Whatever happens after the election, there will be some changes to the non-dom regime. Neither we, nor the politicians, know what they will be. We would advise against knee-jerk reactions, but in the calm before the storm, we look at what we know so far, when changes might be introduced, and what longer terms options there might be.
Who said what?
- Labour: They would “abolish non-dom status so that all those who make the UK their home pay tax in the same way as the rest of us”. SNP have confirmed that they would support this. Ed Miliband has also said that they would introduce temporary residence rules for those genuinely in the UK for a short time. Periods of two to five years have been mentioned and that there would be some form of consultation process.
- Conservatives: They would increase the annual remittance basis charges,“tackle abuses” and abolish “inherited” non-dom status. Their view is that this would be sufficient to mitigate any unfair advantages granted by the non-dom regime. This would effectively mean that individuals born in the UK to non-dom parents would lose the right to claim non-dom status. In the 2015 Budget George Osbourne also announced that they would consult on requiring the remittance basis to be claimed for a period of three years, instead of on a year by year basis.
- Liberal Democrats: They would also end the ability to “inherit” non-dom status and increase the remittance basis charge (increasing the charge from £30k to £60k for those who have been in the UK for 7 years; from £60k to £100k for those who have been here for 12 years; and from £90k to £150k for those who have been in the UK for 17 years).
Given this, it is unsurprising that a number of UK resident non-doms have indicated that they will leave the UK if the regime changes to their detriment, and some are already making plans to do so. The bigger, long term loss to the UK economy could be those who have chosen to delay coming to the UK, and those who decide not to as a result of changes to the regime.
The proposed changes are in fact merely the latest in a series of changes that have slowly restricted the regime over the past two decades. Many of those who could still take advantage of the non-dom regime ceased to do so as the cost of the remittance basis charge increased. More would drop out if it could only be claimed for three years at a time.
The key issue is the proposed very short period for which the remittance basis would be available. In many jurisdictions there is a period of several years where a beneficial tax regime applies after arrival. If the UK’s future offering is worse than that of other attractive jurisdictions, then in these days of ever increasing mobility, the UK will lose one of its long term competitive advantages.
Labour have indicated that they would want to have draft legislation available for the first day of a Labour Government but that would likely lead to the start of a consultation period. It is also possible that draft (or even actual) legislation could be introduced in an emergency Budget within 100 days of a Government being formed.
However, given the complications of introducing substantive changes in this area, it is likely that any major changes would be consulted on, and delayed until after the Autumn Statement. These types of changes would also usually have a transitional period.

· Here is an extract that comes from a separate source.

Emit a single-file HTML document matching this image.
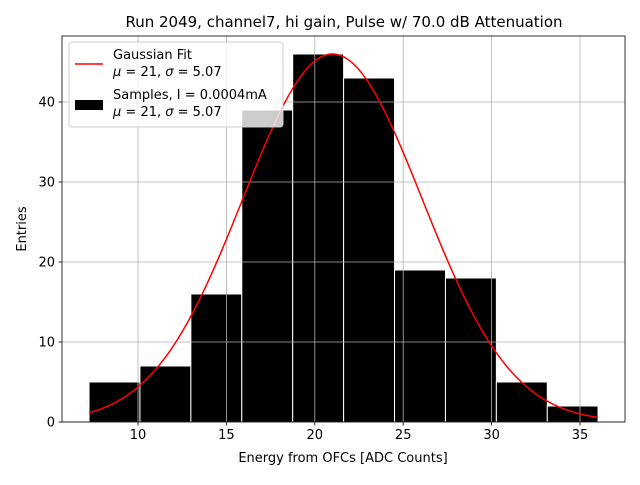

Given the range of unknowns here, we advise against any knee-jerk reactions. However, some pre-planning should be considered. This would be particularly relevant for those who have been in the UK for many years, and those who acquired their non-dom status from their parent, but have spent most of their lives in the UK.
The option that is most often discussed, is to leave the UK. However, this takes significant planning, and deciding where to move to is usually harder than the decision to leave the UK. Whilst the remittance basis provides a beneficial tax regime there are many other reasons why wealthy individuals come to and live in the UK. Our UK tax residence app can help to determine how many days an individual can spend in the UK, without being UK resident.
For those staying in the UK, other planning issues that should be considered whilst the remittance basis applies include:
- realising existing gains;
- reorganising or discharging loans;
- making distributions from offshore trusts outside the UK;
- making family gifts to fund UK expenditure;
- funding offshore structures.
Even if the availability of the remittance basis were to be restricted, many non-doms will already have offshore structures which are used to protect offshore income and gains from UK tax (and in some cases from inheritance tax). It is unlikely that those funds could be brought into charge, unless remitted to the UK, so planning may be required to protect those in the longer term. Different planning will apply to the old funds, than the new, and these will need to be kept separate.
For those non-doms who cannot, or choose not to take advantage of the remittance basis, other planning is available. In many cases if a tax charge cannot be prevented, then it may be deferred, or charged to a lower rate of capital gains tax, instead of higher rates of income tax. Planning options would include:
- investing in funds that generate low income, and long term gains (usually reporting funds);
- offshore life bonds (potentially held in trust);
- long term low income / high growth assets;
- UK investment companies, used to roll up investment returns;
- pension planning;
- gifts to family members, particularly where they are non-UK resident;
- use of offshore trusts for family succession, particularly using income generative assets;
- investments which benefit from tax incentives;
- Family Limited Partnerships.
Where possible, we would advise clients to hold off implementing any planning at this stage, but they should be aware of how their position would change in the event that the remittance basis ceased to apply – which according to Ed Milliband, could be the position for everyone who is in the UK for more than a few years.
Given the uncertainty on timing, regardless of the outcome of the election, individuals need to consider their options, and be in a position to implement rapidly, should the need arise.